In this episode, I tell the myth: "Woman Chooses Death" by the Niitsitapi, or Blackfoot people. The tale originates from a number of different accounts from the early 1900s CE, including an ethnology by a dubious anthropologist. The Niitsitapi have historically lived in the modern-day regions of Alberta and Montana (the Northern Laurentian Great Plain). There is contention concerning the origin of the Niitsitapi; the most accepted narrative is that the Niitsitapi migrated from the Great Lakes Region and assimilated with previously extant tribes sometime before European expansion, though the timetable is unknown. Today, their peoples are restricted to two separate reservations: one in Canada and the other in the United States. The Niitsitapi are composed of four distinct tribes: the Siksikawa, Kainai, Northern Piikani, and Southern Piikani; estimated at about 16,500 people present today.

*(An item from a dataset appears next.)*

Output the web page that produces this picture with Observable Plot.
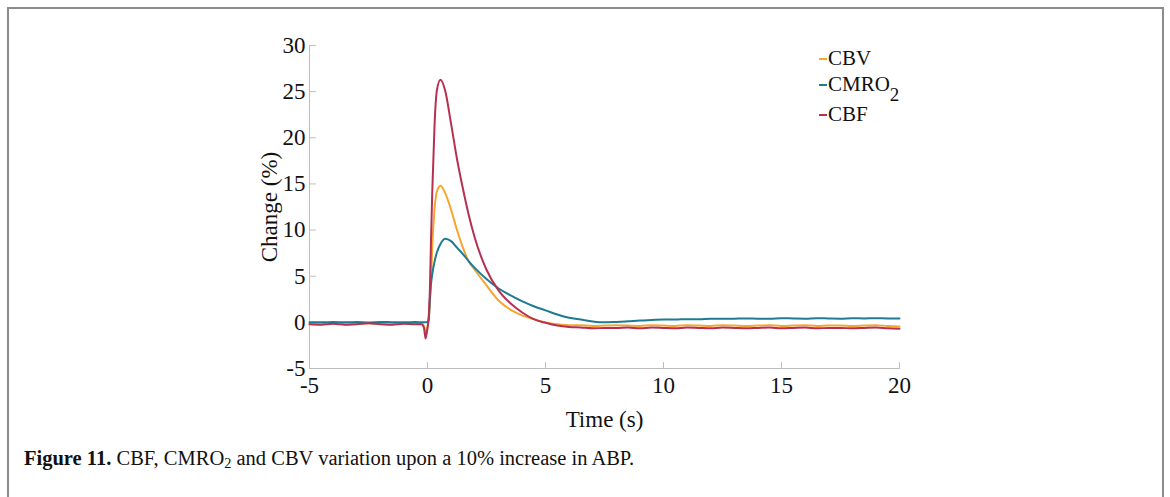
<!DOCTYPE html>
<html><head><meta charset="utf-8">
<script src="https://cdn.jsdelivr.net/npm/d3@7"></script>
<script src="https://cdn.jsdelivr.net/npm/@observablehq/plot@0.6"></script>
<style>
html,body{margin:0;padding:0;background:#fff;width:1170px;height:497px;overflow:hidden;font-family:"Liberation Serif","Times New Roman",serif;color:#111;}
#frame{position:absolute;left:7px;top:7px;width:1157px;height:560px;border:2px solid #8c8c8c;border-bottom:none;box-sizing:border-box;}
#chart{position:absolute;left:0;top:0;}
.leg{position:absolute;font-size:21px;line-height:1;display:flex;align-items:center;white-space:nowrap;}
.sw{display:inline-block;width:8px;height:2px;margin-right:1px;}
.leg sub{font-size:0.9em;vertical-align:-0.55em;line-height:0;}
#caption{position:absolute;left:24px;top:447px;font-size:20.5px;white-space:nowrap;}
#caption sub{font-size:0.7em;vertical-align:-0.2em;line-height:0;}
</style></head><body>
<div id="frame"></div>
<div id="chart"></div>
<div class="leg" style="left:819px;top:48px;"><span class="sw" style="background:#f7a531"></span>CBV</div>
<div class="leg" style="left:819px;top:74px;"><span class="sw" style="background:#1d7b93"></span><span>CMRO<sub>2</sub></span></div>
<div class="leg" style="left:819px;top:104px;"><span class="sw" style="background:#b63150"></span>CBF</div>
<div id="caption"><b>Figure 11.</b> CBF, CMRO<sub>2</sub> and CBV variation upon a 10% increase in ABP.</div>
<script>
const time = [-5,-4.5,-4,-3.5,-3,-2.5,-2,-1.5,-1,-0.5,-0.25,-0.15,-0.08,
  0,0.05,0.1,0.15,0.2,0.3,0.4,0.55,0.75,
  1,1.25,1.5,1.75,2,
  2.5,3,3.5,4,4.5,5,5.5,6,6.5,7,7.5,8,
  8.5,9,9.5,10,10.5,11,11.5,12,12.5,13,13.5,14,14.5,15,15.5,16,16.5,17,17.5,18,18.5,19,19.5,20];
const cbv = [-0.15,-0.2,-0.1,-0.2,-0.15,-0.1,-0.15,-0.2,-0.1,-0.15,-0.15,-0.4,-1.1,
  -0.5,0.3,2,4.5,8,12.3,14.2,14.8,14.0,
  12.2,10.0,8.1,6.6,5.7,
  4.0,2.4,1.4,0.75,0.35,0.0,-0.2,-0.3,-0.3,-0.4,-0.35,-0.3,
  -0.35,-0.4,-0.3,-0.35,-0.4,-0.3,-0.35,-0.4,-0.3,-0.35,-0.4,-0.35,-0.3,-0.4,-0.35,-0.3,-0.4,-0.35,-0.35,-0.4,-0.35,-0.3,-0.4,-0.45];
const cmro2 = [0.02,0,0.05,0,0.03,-0.02,0.05,0.02,0,0.03,0,0,0,
  0,0.3,2.5,4.2,5.2,6.6,7.6,8.5,9.05,
  8.8,8.1,7.4,6.6,5.9,
  4.7,3.7,2.95,2.3,1.75,1.3,0.85,0.5,0.3,0.1,0.0,0.05,
  0.12,0.2,0.25,0.3,0.3,0.35,0.35,0.4,0.38,0.4,0.42,0.4,0.4,0.45,0.42,0.4,0.45,0.42,0.4,0.45,0.42,0.45,0.42,0.42];
const cbf = [-0.2,-0.25,-0.15,-0.25,-0.2,-0.1,-0.2,-0.25,-0.15,-0.2,-0.2,-0.6,-1.75,
  -0.6,0.5,3.5,9,14,21.5,25.2,26.3,25.1,
  21.5,17.7,14.5,11.6,9.2,
  5.7,3.5,2.1,1.1,0.35,-0.05,-0.35,-0.5,-0.55,-0.65,-0.6,-0.6,
  -0.55,-0.65,-0.55,-0.6,-0.65,-0.55,-0.6,-0.65,-0.55,-0.6,-0.65,-0.6,-0.55,-0.65,-0.6,-0.55,-0.65,-0.6,-0.6,-0.65,-0.6,-0.55,-0.65,-0.7];
const xTicks = [-5,0,5,10,15,20];
const yTicks = [-5,0,5,10,15,20,25,30];
const seriesNames = ["CBV","CMRO2","CBF"];
const seriesColors = ["#f7a531","#1d7b93","#b63150"];
const xLabel = "Time (s)";
const yLabel = "Change (%)";

const seriesValues = [cbv, cmro2, cbf];
const rows = [];
seriesNames.forEach((name, i) => time.forEach((t, j) => rows.push({series: name, t, v: seriesValues[i][j]})));

const tickShape = {draw(ctx, l) { ctx.moveTo(0, 0); ctx.lineTo(0, -l); }};
const axisGray = "#bdbdbd";

const chart = Plot.plot({
  width: 1170, height: 440,
  marginLeft: 309, marginRight: 271, marginTop: 45, marginBottom: 72,
  style: {fontFamily: "'Liberation Serif', 'Times New Roman', serif", fontSize: "20px", color: "#111", background: "transparent", overflow: "visible"},
  x: {domain: [-5, 20]},
  y: {domain: [-5, 30]},
  color: {domain: seriesNames, range: seriesColors},
  marks: [
    Plot.ruleY([-5], {stroke: axisGray, strokeWidth: 1}),
    Plot.ruleX([-5], {stroke: axisGray, strokeWidth: 1}),
    Plot.vector(xTicks, {x: d => d, frameAnchor: "bottom", length: 6, anchor: "start", shape: tickShape, stroke: axisGray, strokeWidth: 1}),
    Plot.vector(yTicks, {y: d => d, frameAnchor: "left", rotate: 90, length: 6, anchor: "start", shape: tickShape, stroke: axisGray, strokeWidth: 1}),
    Plot.axisX(xTicks, {tickSize: 0, tickPadding: 8, tickFormat: d => String(d), fontSize: 23, label: xLabel, labelAnchor: "center", labelOffset: 58, labelArrow: "none", fontSize: 23}),
    Plot.axisY(yTicks, {tickSize: 0, tickPadding: 4, tickFormat: d => String(d), fontSize: 23, label: yLabel, labelAnchor: "center", labelOffset: 49, labelArrow: "none"}),
    Plot.line(rows, {x: "t", y: "v", z: "series", stroke: "series", strokeWidth: 2, curve: "monotone-x"})
  ]
});
document.getElementById("chart").appendChild(chart);
</script>
</body></html>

We'll explore how the Niitsitapi navigated the complicated political world of the Buffalo Wars, the encroachment of Euro-American colonizers, and attempts to limit the practice of their customs post-reservation. We'll also discuss how the myth convergently evolved the "humans-as-clay" metaphor found throughout a number of different creation stories, the inherently misogynistic nature of the patriarchal creator god, and how the myth conceptualizes of death.